Orphanage in Jerusalem

Zion Blumenthal Orphanage (בית ציון בלומנטל ירושלים, Zion Blumenthal Home Jerusalem) is an Orthodox Jewish orphanage and educational institution in Jerusalem. Founded in 1900, it is the oldest active orphanage in Israel.

==History==
The orphanage was founded near the Bukharim quarter in 1900 by Rabbi Abraham Yochanan Blumenthal (1877–1966), a native of Jerusalem, who led the orphanage for 50 years. Blumenthal's wife, Shaina, served as a director for 40 years. By 1920, the Blumenthal Orphanage was home to 85 orphans. It absorbed many orphans from World Wars I and II and the 1948 Arab-Israeli War.

The Blumenthal Orphanage was known for creating a family-like home environment for youth from many different religious communities – Sephardi, Ashkenazi, Hasidic, etc. The use of Hebrew as the official language of instruction further served to unite children of different countries and languages.
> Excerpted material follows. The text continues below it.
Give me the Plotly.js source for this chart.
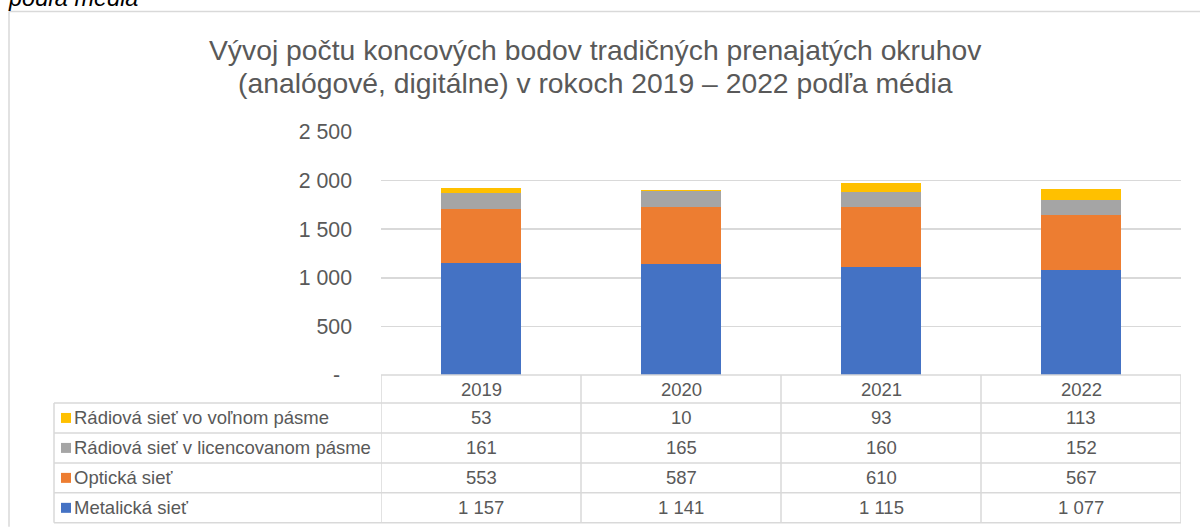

For many decades, the orphanage was a popular site for large events. It was the venue for the inauguration of the Chief Rabbi of Israel in 1921; the first tish of the Belzer Rebbe in Jerusalem after his escape from Nazi-occupied Europe in 1944; and the wedding of Rabbi Yosef Dov Soloveitchik, rosh yeshiva of the Brisker yeshiva in Israel, in 1946.

As the Geula neighborhood developed around the site of the orphanage, the institution became part of the Geula quarter. It is located two blocks north of the central intersection of Kikar HaShabbat. Its 1 acre corner lot on Hoshea and Yechezkel Streets has been named Kikar Blumenthal (Blumenthal Square) in honor of the founder, Rabbi Abraham Yochanan Blumenthal.

==Clientele==
In its early years, the orphanage accommodated children whose parents had been killed by Arab marauders. Others were placed here by their poverty-stricken parents. Today, most of the residents are not orphans, but children whose parents have mental illness or addictions, or who are severely impoverished. Some are victims of physical or emotional abuse. The orphanage also accepts Jewish immigrant children from Russia and Ethiopia.

By the end of 2011, the orphanage houses 100 children ages 7 to 18. An additional 120 youth attend an on-site yeshiva high school named Yagdil Torah.

==Current activities==
The orphanage building is constructed around a central courtyard. An outdoor playground, fully equipped gym, library and petting zoo are available to the residents. The orphanage provides afternoon extracurricular activities such as volleyball, gymnastics, music lessons, computer room, and gardening.

In 2004 the orphanage introduced the concept of mishpachtonim, or family units, for boys aged 7 to 14. There are currently five family units on the premises, where groups of 12 boys live in private apartments together with a young couple and their small children. The couple serve as dorm parents, serving and eating meals with the boys and looking after their daily needs.

==Faculty==
Rabbi Baruch Rakovsky, great-grandson of the founder, is executive director. His mother, Mrs. Rivka Rakovsky, a granddaughter of the founder, is director.

==Notable alumni==
Over the years, residents of the orphanage have gone on to become "rabbis, attorneys, accountants, clerks, teachers, and professional tradesmen". Notable alumni include Moshe Abutbul, mayor of Beit Shemesh, and David Azulai, member of Knesset for the Shas party since 1997.